EMI Group Ltd., home of The Beatles, Coldplay and Katy Perry, is being sold in two parts for $4.1 billion after Universal Music Group said it has agreed to buy the recording division of EMI for $1.9 billion.

Sony/ATV has reached a deal to buy the second part, the publishing division in charge of songwriting copyrights, for $2.2 billion, according to a person familiar with the matter.

The deal leaves Citigroup, EMI’s owner, with liability for a pension plan worth about $600 million, a second person said. Both people were not authorised to speak publicly and spoke on condition of anonymity.

Citigroup had put the iconic British music company up for sale after foreclosing on private equity firm Terra Firma in February.

The break-up of EMI, owner of Abbey Road Studios, the rights to the Beatles albums and songs written by the late Amy Winehouse, ends a nine-month struggle over the future of the 114-year-old music company.

Terra Firma bought EMI in 2007 in a $6.8 billion acquisition financed with debt from Citigroup, but it couldn’t make enough money to keep up with the terms of its debt.

The deal is likely to face intense regulatory scrutiny because Universal Music, a unit of Vivendi SA, is already the world’s largest music company with about 27 per cent of the recorded music market.

Adding EMI’s approximately 9 per cent will give it a clear edge over Sony Corp.’s Sony Music Entertainment, the second largest.

Sony/ATV, already a leading manager of songwriting copyrights, will also gain market share. Impala, an association of European independent music companies, said this week that it would oppose such a “duopoly” taking over EMI.

In a move that may appease regulators in Europe and the US, Vivendi said it would sell $680 million worth of non-core assets.

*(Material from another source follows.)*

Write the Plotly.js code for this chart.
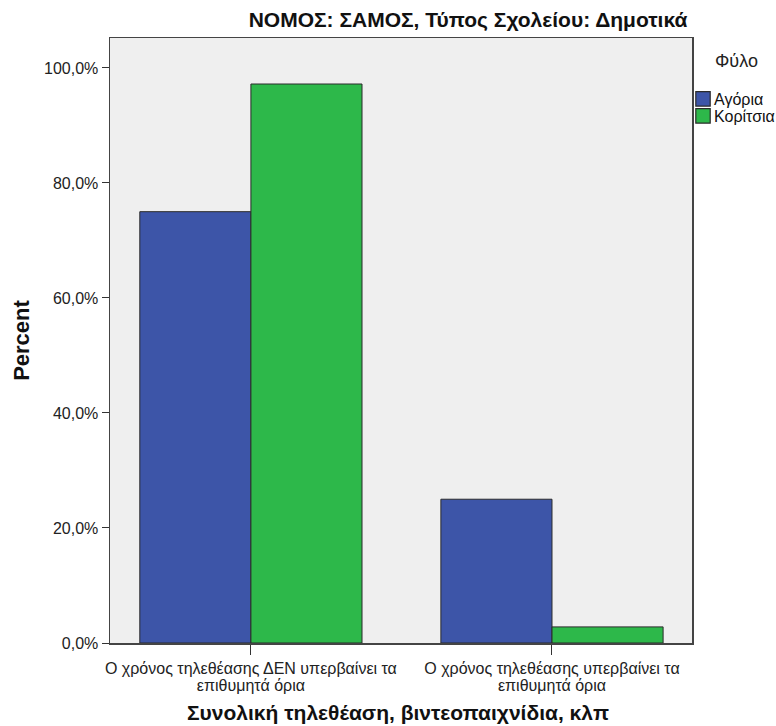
<!DOCTYPE html>
<html><head><meta charset="utf-8">
<script src="https://cdn.plot.ly/plotly-3.0.1.min.js"></script>
<style>html,body{margin:0;padding:0;background:#fff}</style>
</head><body>
<div id="chart" style="width:776px;height:726px"></div>
<script>
var categories = ["Ο χρόνος τηλεθέασης ΔΕΝ υπερβαίνει τα<br>επιθυμητά όρια", "Ο χρόνος τηλεθέασης υπερβαίνει τα<br>επιθυμητά όρια"];
var seriesNames = ["Αγόρια", "Κορίτσια"];
var legendTitle = "Φύλο";
var boys = [75.0, 25.0];
var girls = [97.2, 2.8];
var tickVals = [0, 20, 40, 60, 80, 100];
var tickText = ["0,0%", "20,0%", "40,0%", "60,0%", "80,0%", "100,0%"];

var barLine = {color: '#2b2b2b', width: 1};
var traces = [
  {type: 'bar', name: seriesNames[0], x: [0, 1], y: boys, marker: {color: '#3D55A8', line: barLine}},
  {type: 'bar', name: seriesNames[1], x: [0, 1], y: girls, marker: {color: '#2DB84A', line: barLine}}
];
var layout = {
  width: 776, height: 726,
  margin: {l: 110, r: 84, t: 38, b: 83, autoexpand: false},
  paper_bgcolor: '#ffffff', plot_bgcolor: '#EFEFEF',
  barmode: 'group', bargap: 0.262, bargroupgap: 0,
  font: {family: 'Liberation Sans, Arial, sans-serif', size: 12, color: '#222'},
  title: {text: 'ΝΟΜΟΣ: ΣΑΜΟΣ, Τύπος Σχολείου: Δημοτικά', x: 468/776, xanchor: 'center', y: 1 - 20/726, yanchor: 'middle',
          font: {family: 'Liberation Sans, Arial', size: 21, color: '#111', weight: 'bold'}},
  xaxis: {
    range: [-0.468, 1.465], tickmode: 'array', tickvals: [0, 1], ticktext: categories,
    ticks: 'outside', ticklen: 10, tickcolor: '#333', tickwidth: 1,
    showline: true, linecolor: '#444', linewidth: 1.5, mirror: true, showgrid: false, zeroline: false,
    tickfont: {family: 'Liberation Sans, Arial', size: 16, color: '#222'}
  },
  yaxis: {
    range: [0, 105.2], tickmode: 'array', tickvals: tickVals, ticktext: tickText,
    ticks: 'outside', ticklen: 7, tickcolor: '#333', tickwidth: 1,
    showline: true, linecolor: '#444', linewidth: 1.5, mirror: true, showgrid: false, zeroline: false,
    tickfont: {family: 'Liberation Sans, Arial', size: 16, color: '#222'},
    title: {text: 'Percent', standoff: 8, font: {family: 'Liberation Sans, Arial', size: 22, color: '#111', weight: 'bold'}}
  },
  annotations: [
    {text: 'Συνολική τηλεθέαση, βιντεοπαιχνίδια, κλπ', xref: 'paper', yref: 'paper',
     x: 0.494, xanchor: 'center', y: (643 - 712) / 605, yanchor: 'middle', showarrow: false,
     font: {family: 'Liberation Sans, Arial', size: 21, color: '#111', weight: 'bold'}},
    {text: legendTitle, xref: 'paper', yref: 'paper',
     x: (736 - 110) / 582, xanchor: 'center', y: (643 - 61) / 605, yanchor: 'middle', showarrow: false,
     font: {family: 'Liberation Sans, Arial', size: 18, color: '#222'}}
  ],
  legend: {
    x: (683 - 110) / 582, xanchor: 'left', y: (643 - 82) / 605, yanchor: 'top',
    bgcolor: 'rgba(0,0,0,0)', tracegroupgap: 0, itemwidth: 30,
    font: {family: 'Liberation Sans, Arial', size: 16, color: '#111'}
  },
  showlegend: true
};
Plotly.newPlot('chart', traces, layout, {displayModeBar: false, staticPlot: true}).then(function () {
  document.querySelectorAll('g.xtick text').forEach(function (txt) {
    var lines = txt.querySelectorAll('tspan.line');
    for (var j = 1; j < lines.length; j++) lines[j].setAttribute('dy', '1.06em');
    var y = parseFloat(txt.getAttribute('y') || '0');
    txt.setAttribute('y', y - 5);
  });
  var items = document.querySelectorAll('g.legend g.traces');
  var y0 = null;
  items.forEach(function (g, i) {
    var tr = g.getAttribute('transform') || '';
    var m = tr.match(/translate\(\s*([-\d.]+)[ ,]+([-\d.]+)\s*\)/);
    if (m) {
      if (y0 === null) y0 = parseFloat(m[2]);
      g.setAttribute('transform', 'translate(' + m[1] + ',' + (y0 + 17 * i) + ')');
    }
  });
  document.querySelectorAll('g.legend .legendtext').forEach(function (t) { t.setAttribute('x', 31); });
  document.querySelectorAll('g.legend .legendpoints path').forEach(function (p) {
    var tr = p.getAttribute('transform') || '';
    p.setAttribute('transform', tr + ' scale(1.2)');
  });
});
</script>
</body></html>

Strategic bidders that lost out on the auction, such as Warner Music Group, are expected to be in line to bid on the parts that get spun off.

Vivendi said that London-based EMI would find a safe home at a company headquartered not far away in Paris. “For me, as an Englishman, EMI was the pre-eminent music company that I grew up with,” said Universal CEO Lucian Grainge, in a statement.

“UMG is committed to both preserving EMI’s cultural heritage and artistic diversity and also investing in its artists and people to grow the company’s assets for the future.”

Universal also released statements from bands in support, including from Coldplay manager Dave Holmes, who said “this can only be a positive for the artists and executives at EMI.”